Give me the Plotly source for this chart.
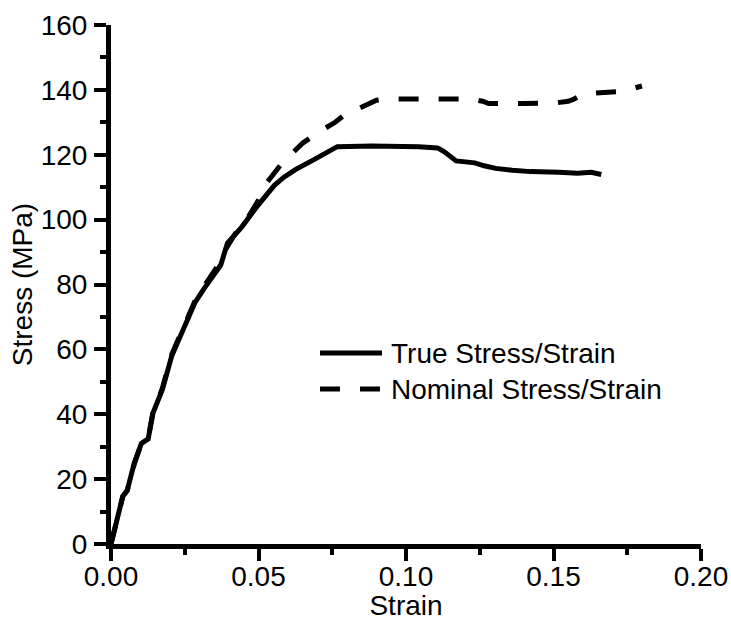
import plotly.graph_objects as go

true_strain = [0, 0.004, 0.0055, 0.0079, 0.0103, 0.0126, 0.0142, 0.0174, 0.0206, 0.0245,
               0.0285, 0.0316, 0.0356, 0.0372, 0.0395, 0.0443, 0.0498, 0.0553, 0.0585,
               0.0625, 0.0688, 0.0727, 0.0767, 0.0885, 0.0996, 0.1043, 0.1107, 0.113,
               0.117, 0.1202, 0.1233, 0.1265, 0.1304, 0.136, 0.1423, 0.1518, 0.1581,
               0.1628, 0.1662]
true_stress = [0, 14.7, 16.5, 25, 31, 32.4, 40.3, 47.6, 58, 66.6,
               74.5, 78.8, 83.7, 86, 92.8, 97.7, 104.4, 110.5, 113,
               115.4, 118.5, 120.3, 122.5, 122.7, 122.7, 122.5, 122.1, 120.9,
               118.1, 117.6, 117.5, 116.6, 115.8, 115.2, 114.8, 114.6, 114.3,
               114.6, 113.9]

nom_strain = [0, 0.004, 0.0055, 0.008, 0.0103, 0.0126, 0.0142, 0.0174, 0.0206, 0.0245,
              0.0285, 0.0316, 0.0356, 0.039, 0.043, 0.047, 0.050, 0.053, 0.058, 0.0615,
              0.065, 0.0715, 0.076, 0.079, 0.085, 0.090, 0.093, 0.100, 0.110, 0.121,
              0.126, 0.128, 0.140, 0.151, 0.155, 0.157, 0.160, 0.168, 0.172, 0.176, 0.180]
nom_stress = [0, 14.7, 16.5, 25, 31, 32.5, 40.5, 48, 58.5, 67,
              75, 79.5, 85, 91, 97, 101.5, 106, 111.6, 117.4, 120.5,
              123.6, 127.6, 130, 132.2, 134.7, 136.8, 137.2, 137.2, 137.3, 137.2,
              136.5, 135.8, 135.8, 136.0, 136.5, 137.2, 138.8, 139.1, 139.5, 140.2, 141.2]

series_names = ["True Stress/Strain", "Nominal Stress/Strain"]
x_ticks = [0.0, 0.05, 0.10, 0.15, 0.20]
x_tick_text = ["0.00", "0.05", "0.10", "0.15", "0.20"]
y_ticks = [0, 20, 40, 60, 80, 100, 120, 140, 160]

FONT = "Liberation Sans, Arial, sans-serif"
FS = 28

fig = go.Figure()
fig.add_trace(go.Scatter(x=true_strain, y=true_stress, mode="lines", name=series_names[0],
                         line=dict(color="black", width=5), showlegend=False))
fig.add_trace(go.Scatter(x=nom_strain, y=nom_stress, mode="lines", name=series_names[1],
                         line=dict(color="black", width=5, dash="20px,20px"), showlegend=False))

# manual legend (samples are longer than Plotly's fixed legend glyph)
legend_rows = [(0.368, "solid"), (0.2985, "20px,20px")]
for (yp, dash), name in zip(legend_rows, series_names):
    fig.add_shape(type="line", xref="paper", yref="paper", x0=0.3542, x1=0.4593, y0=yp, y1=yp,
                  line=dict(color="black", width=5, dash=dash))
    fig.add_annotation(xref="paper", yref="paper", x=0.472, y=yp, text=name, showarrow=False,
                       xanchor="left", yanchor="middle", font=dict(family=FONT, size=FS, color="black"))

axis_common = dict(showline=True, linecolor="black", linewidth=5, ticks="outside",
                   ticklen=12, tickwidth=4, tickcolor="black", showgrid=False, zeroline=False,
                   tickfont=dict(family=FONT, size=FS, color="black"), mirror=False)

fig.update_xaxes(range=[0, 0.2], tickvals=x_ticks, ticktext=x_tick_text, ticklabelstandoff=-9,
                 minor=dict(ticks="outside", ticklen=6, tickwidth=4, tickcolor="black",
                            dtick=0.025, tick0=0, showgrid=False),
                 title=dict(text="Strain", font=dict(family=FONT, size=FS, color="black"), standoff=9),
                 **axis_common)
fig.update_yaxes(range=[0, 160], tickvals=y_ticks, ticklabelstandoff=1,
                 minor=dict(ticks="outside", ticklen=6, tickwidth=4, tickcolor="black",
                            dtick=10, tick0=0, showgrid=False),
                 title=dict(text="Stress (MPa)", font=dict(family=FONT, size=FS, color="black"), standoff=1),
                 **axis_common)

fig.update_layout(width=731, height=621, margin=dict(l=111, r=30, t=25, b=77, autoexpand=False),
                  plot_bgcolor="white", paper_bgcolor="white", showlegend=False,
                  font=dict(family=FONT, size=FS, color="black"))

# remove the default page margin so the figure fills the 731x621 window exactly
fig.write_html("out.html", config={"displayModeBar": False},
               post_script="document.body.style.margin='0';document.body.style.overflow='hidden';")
########
Reproduce the full material exactly, excluding the pictures.

Give me the Plotly source for this chart.
import plotly.graph_objects as go

true_strain = [0, 0.004, 0.0055, 0.0079, 0.0103, 0.0126, 0.0142, 0.0174, 0.0206, 0.0245,
               0.0285, 0.0316, 0.0356, 0.0372, 0.0395, 0.0443, 0.0498, 0.0553, 0.0585,
               0.0625, 0.0688, 0.0727, 0.0767, 0.0885, 0.0996, 0.1043, 0.1107, 0.113,
               0.117, 0.1202, 0.1233, 0.1265, 0.1304, 0.136, 0.1423, 0.1518, 0.1581,
               0.1628, 0.1662]
true_stress = [0, 14.7, 16.5, 25, 31, 32.4, 40.3, 47.6, 58, 66.6,
               74.5, 78.8, 83.7, 86, 92.8, 97.7, 104.4, 110.5, 113,
               115.4, 118.5, 120.3, 122.5, 122.7, 122.7, 122.5, 122.1, 120.9,
               118.1, 117.6, 117.5, 116.6, 115.8, 115.2, 114.8, 114.6, 114.3,
               114.6, 113.9]

nom_strain = [0, 0.004, 0.0055, 0.008, 0.0103, 0.0126, 0.0142, 0.0174, 0.0206, 0.0245,
              0.0285, 0.0316, 0.0356, 0.039, 0.043, 0.047, 0.050, 0.053, 0.058, 0.0615,
              0.065, 0.0715, 0.076, 0.079, 0.085, 0.090, 0.093, 0.100, 0.110, 0.121,
              0.126, 0.128, 0.140, 0.151, 0.155, 0.157, 0.160, 0.168, 0.172, 0.176, 0.180]
nom_stress = [0, 14.7, 16.5, 25, 31, 32.5, 40.5, 48, 58.5, 67,
              75, 79.5, 85, 91, 97, 101.5, 106, 111.6, 117.4, 120.5,
              123.6, 127.6, 130, 132.2, 134.7, 136.8, 137.2, 137.2, 137.3, 137.2,
              136.5, 135.8, 135.8, 136.0, 136.5, 137.2, 138.8, 139.1, 139.5, 140.2, 141.2]

series_names = ["True Stress/Strain", "Nominal Stress/Strain"]
x_ticks = [0.0, 0.05, 0.10, 0.15, 0.20]
x_tick_text = ["0.00", "0.05", "0.10", "0.15", "0.20"]
y_ticks = [0, 20, 40, 60, 80, 100, 120, 140, 160]

FONT = "Liberation Sans, Arial, sans-serif"
FS = 28

fig = go.Figure()
fig.add_trace(go.Scatter(x=true_strain, y=true_stress, mode="lines", name=series_names[0],
                         line=dict(color="black", width=5), showlegend=False))
fig.add_trace(go.Scatter(x=nom_strain, y=nom_stress, mode="lines", name=series_names[1],
                         line=dict(color="black", width=5, dash="20px,20px"), showlegend=False))

# manual legend (samples are longer than Plotly's fixed legend glyph)
legend_rows = [(0.368, "solid"), (0.2985, "20px,20px")]
for (yp, dash), name in zip(legend_rows, series_names):
    fig.add_shape(type="line", xref="paper", yref="paper", x0=0.3542, x1=0.4593, y0=yp, y1=yp,
                  line=dict(color="black", width=5, dash=dash))
    fig.add_annotation(xref="paper", yref="paper", x=0.472, y=yp, text=name, showarrow=False,
                       xanchor="left", yanchor="middle", font=dict(family=FONT, size=FS, color="black"))

axis_common = dict(showline=True, linecolor="black", linewidth=5, ticks="outside",
                   ticklen=12, tickwidth=4, tickcolor="black", showgrid=False, zeroline=False,
                   tickfont=dict(family=FONT, size=FS, color="black"), mirror=False)

fig.update_xaxes(range=[0, 0.2], tickvals=x_ticks, ticktext=x_tick_text, ticklabelstandoff=-9,
                 minor=dict(ticks="outside", ticklen=6, tickwidth=4, tickcolor="black",
                            dtick=0.025, tick0=0, showgrid=False),
                 title=dict(text="Strain", font=dict(family=FONT, size=FS, color="black"), standoff=9),
                 **axis_common)
fig.update_yaxes(range=[0, 160], tickvals=y_ticks, ticklabelstandoff=1,
                 minor=dict(ticks="outside", ticklen=6, tickwidth=4, tickcolor="black",
                            dtick=10, tick0=0, showgrid=False),
                 title=dict(text="Stress (MPa)", font=dict(family=FONT, size=FS, color="black"), standoff=1),
                 **axis_common)

fig.update_layout(width=731, height=621, margin=dict(l=111, r=30, t=25, b=77, autoexpand=False),
                  plot_bgcolor="white", paper_bgcolor="white", showlegend=False,
                  font=dict(family=FONT, size=FS, color="black"))

# remove the default page margin so the figure fills the 731x621 window exactly
fig.write_html("out.html", config={"displayModeBar": False},
               post_script="document.body.style.margin='0';document.body.style.overflow='hidden';")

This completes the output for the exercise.